My sweet angel nephew {who I honestly claim as my child} is gone off to Obedience and Water Training school, and I am a mess. 


I had no idea that I would miss him like I do now, but I am not kidding when I tell you that I feel like he is gone forever. It's only two months (maybe 3?), but do you know how long that is? By then I will be back into my 3rd semester of SLP school, and he will be 7 months old. 


I am so used to seeing his sweet, sad eyes every morning when I come downstairs and his wagging tail when I come home in the afternoons.



There is NOTHING like love from this sweet pup, and I can't bear him not being given a life of luxury - even if it is only for 3 months. He has never stayed a night outside, and he will tonight. He's never been penned up, and he will be for awhile. He's never only had to get out for 20 minutes a day, and he will now. 


I worry about him being lonely, feeling abandoned, and wondering if we will ever come get him. I worry about him overheating and something BAD happening to him. I even worry about his manners & going to the bathroom - will he make himself sick holding it because he knows he's supposed to go in the grass? 
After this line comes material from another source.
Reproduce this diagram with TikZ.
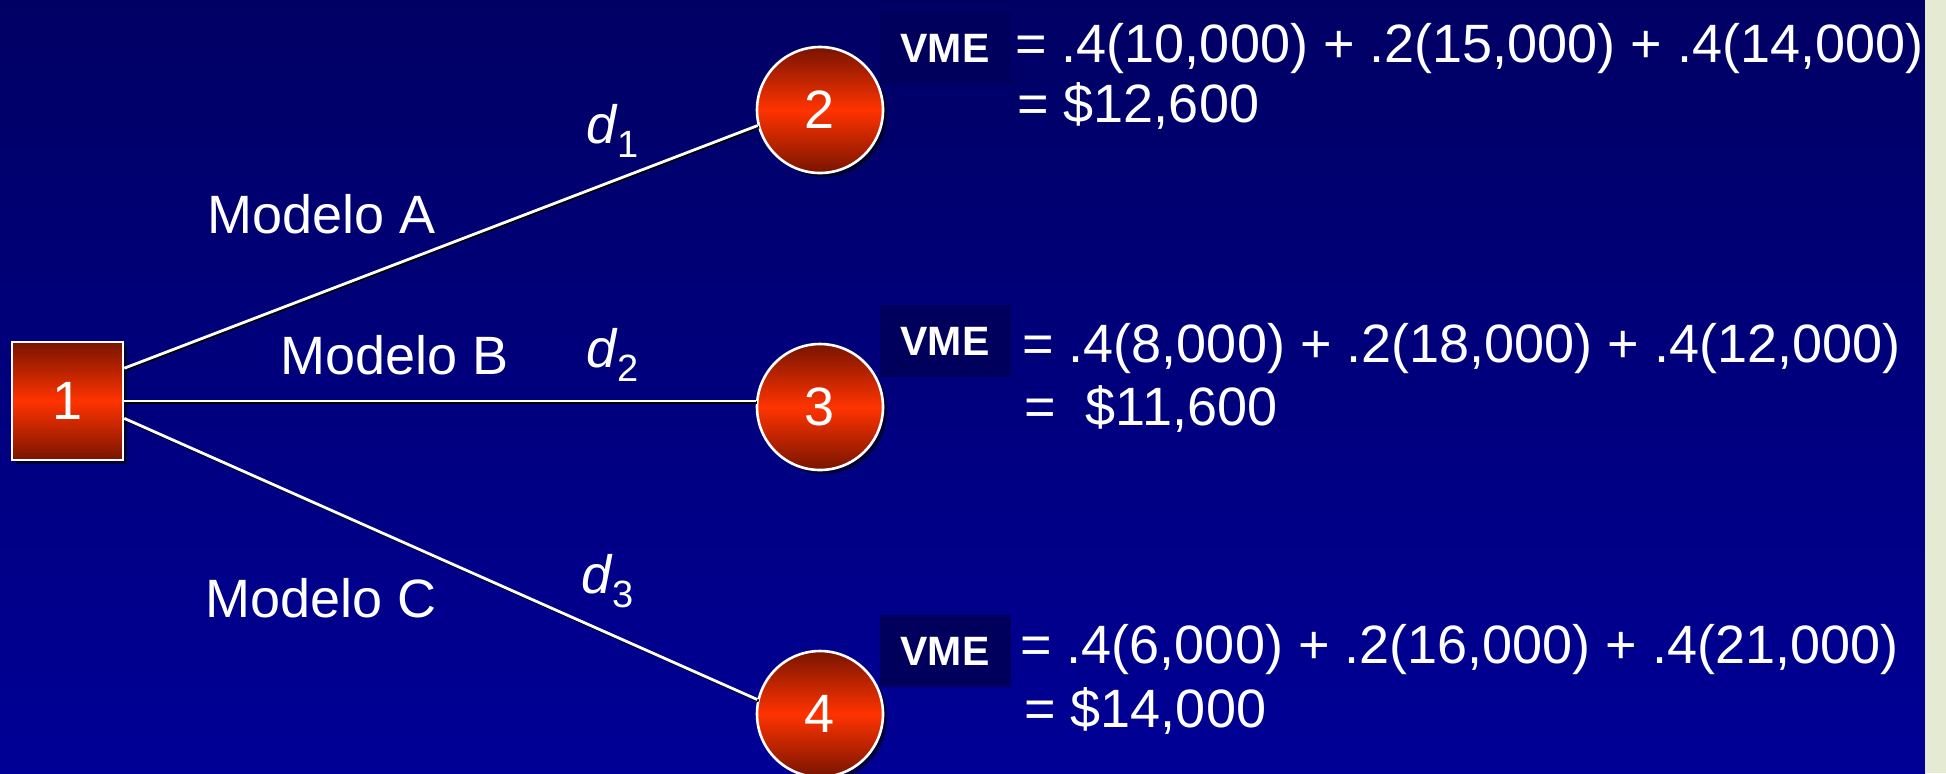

I am crazy, and I am fully aware, but I promise ya'll I don't know what to do with myself! I am a basket-case. 


Last night I played outside with him for awhile, and I just cried and cried. This morning, I let him come in my room (you can call from downstairs, "TK go get Julianna!" & he will come upstairs to my room), and I squalled while he chewed up my water bottle. 


I feel like a parent who sent their kid somewhere for the summer. I can only hope that he enjoys his trip more than I enjoy him being gone because each time I scroll down to type something inbetween these photos, I have to type through cloudy eyes.


I really do hope that he takes well to being without us. I've noticed if he goes without seeing someone that he sees everyday (Dad, Matt, Mom), he tends to act sort of down/depressed.


If you've never owned a dog or loved a pet, this post will definitely seem WACKO to you, but I have never loved a four legged creature quite like I love TK, and I say that with a dog (Marlee) of my own.


He is full of personality, and he's wild as a goose.


Matt caught me off guard Tuesday when he said that TK would be going Thursday, and I kept ignoring the fact that the day was approaching.


Well, here it is. I said goodbye, and I left town because I didn't want to be here when he left. Now, I kind of regret that, but I couldn't watch him leave the house. 


Mom said that he didn't want to leave. He wanted to come inside our house, and that breaks my heart. I know it's insane to think that they actually have thoughts, but how couldn't they? How could an animal with such personality not have thoughts? Dogs get sad, happy, angry, and intrigued, so I firmly believed that he has feelings of his own.


We do get to see him every 2 weeks, but I don't know if that will help or hurt me. I don't know if I can see him and leave him in the same day. I don't get upset in front of people, but I will be a whaling mamma when I have to part with him again.


I haven't accepted that he "HAD" to go, and honestly I didn't want him to go. I wouldn't have my feelings hurt if he came home early, but that's wishful thinking.


He did have fun with us until time to go, and we all love him so much - I know he knows that, and again I know I'm crazy & act like he's not coming back, but whatever.



I wouldn't even mind if he came home & chewed all my shoes up! Seriously!! 
I mean, how could you be mad at that face?


TK is so smart, and I have no doubt that he will sail through training. He isn't going because he's a "BAD" dog. He's going because Matt wants him to be properly trained to duck and dove hunt, maybe even blood trail a deer. 
That's what Labradors are made for - it's in their blood.


His family all have wonderful papers, and I am sure that he will make all of us proud too. I just wish he could go and come home at night.


BUT - that's not how it goes. 


I will miss him and cry for him often, I am sure of that.


Excuse the no makeup & cray-z hair in the pic on the right, but I'm the only one he will let hold him like that. 
He loves me. :) 






(he actually "gave me 5" all the times I asked but I was looking at him in the camera and we couldn't find each others hands, HA!)